Philip K. Dick Again

I just finished Lawrence Sutin’s Divine Invasions: A Life of Philip K. Dick (1989, Harmony Books).  Enjoyed every page. Instead of reviewing the entire book, I want to share two good parts.

Page 265 features a classic PKD parable mixing scientific knowledge with divine wisdom. Phil wrote this in 1979:

A new ambulance is filled with gasoline and parked. The next day it is examined. The finding is that its fuel is virtually gone and its moving parts are slightly worn. This appears to be an instance of entropy, of loss of energy and form. However, if one understands that the ambulance was used to take a dying person to a hospital where his life was saved (thus consuming fuel and somewhat wearing the moving parts of the ambulance) then one can see that through hierarchical outranking there was not only no loss but in fact a net gain. The net gain, however, can only be measured outside the closed system of the new ambulance. Each victory by God as intelligence and will is obtained by this escalation of levels of subsumation, and in no other way.

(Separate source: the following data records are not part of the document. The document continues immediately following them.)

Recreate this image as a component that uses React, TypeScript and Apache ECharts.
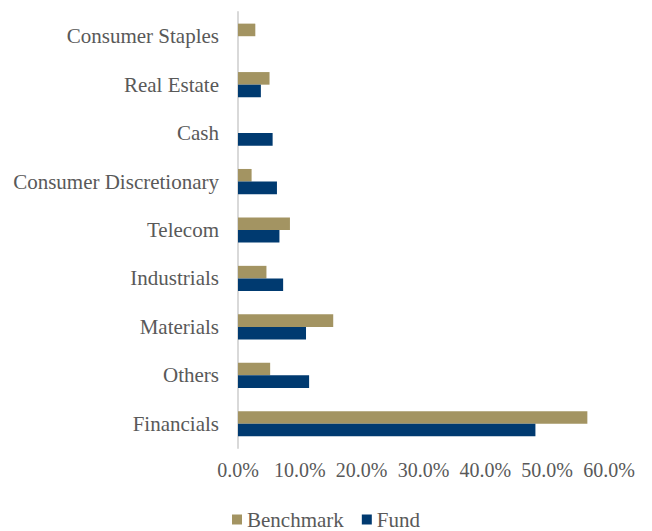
import React, { useEffect, useRef } from "react";
import * as echarts from "echarts";

const categories = [
  "Financials",
  "Others",
  "Materials",
  "Industrials",
  "Telecom",
  "Consumer Discretionary",
  "Cash",
  "Real Estate",
  "Consumer Staples",
];
const benchmark = [56.5, 5.2, 15.4, 4.6, 8.4, 2.2, 0, 5.1, 2.8];
const fund = [48.1, 11.5, 11.0, 7.3, 6.7, 6.3, 5.6, 3.7, 0];
const xTicks = { min: 0, max: 60, interval: 10 };

const FONT = "'Liberation Serif', 'DejaVu Serif', serif";
const TEXT = "#595959";

export default function App() {
  const ref = useRef<HTMLDivElement>(null);
  useEffect(() => {
    if (!ref.current) return;
    const chart = echarts.init(ref.current, null, { renderer: "svg" });
    chart.setOption({
      animation: false,
      textStyle: { fontFamily: FONT },
      grid: { left: 238, right: 43, top: 12, bottom: 83, containLabel: false },
      legend: {
        data: ["Benchmark", "Fund"],
        bottom: 0,
        padding: [0, 5, 1, 5],
        left: "center",
        itemWidth: 10,
        itemHeight: 10,
        itemGap: 18,
        icon: "rect",
        textStyle: { fontFamily: FONT, fontSize: 21, color: TEXT },
      },
      xAxis: {
        type: "value",
        min: xTicks.min,
        max: xTicks.max,
        interval: xTicks.interval,
        axisLine: { show: false },
        axisTick: { show: false },
        splitLine: { show: false },
        axisLabel: {
          margin: 12,
          fontFamily: FONT,
          fontSize: 20,
          color: TEXT,
          formatter: (v: number) => v.toFixed(1) + "%",
        },
      },
      yAxis: {
        type: "category",
        data: categories,
        axisLine: { show: true, lineStyle: { color: "#d9d9d9", width: 2 } },
        axisTick: { show: false },
        axisLabel: { margin: 19, fontFamily: FONT, fontSize: 21, color: TEXT },
      },
      series: [
        {
          name: "Benchmark",
          type: "bar",
          data: benchmark,
          itemStyle: { color: "#A39462" },
          barGap: "0%",
          barCategoryGap: "48%",
        },
        {
          name: "Fund",
          type: "bar",
          data: fund,
          itemStyle: { color: "#003A70" },
          barGap: "0%",
          barCategoryGap: "48%",
        },
      ],
    });
    return () => chart.dispose();
  }, []);
  return (
    <div
      ref={ref}
      style={{ position: "fixed", left: 0, top: 0, width: 652, height: 531, background: "#fff" }}
    />
  );
}
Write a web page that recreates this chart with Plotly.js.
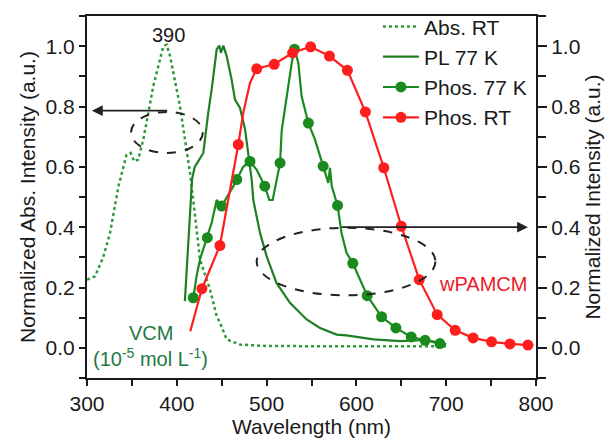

I like it. We live in a closed system. Also, back on page 246, Sutin tells of a writer named K. W. Jeter, who

called attention to the similarities between Phil’s novels and those of William S. Burroughs – such as an invading alien virus occluding human faculties (for Burroughs, the virus was language). Jeter and Phil even performed their own Burroughs-influenced “cut-up” writing experiment, scrambling texts from Roderick Thorp’s The Detective, Melville’s Moby Dick, and the New Testament Book of Acts.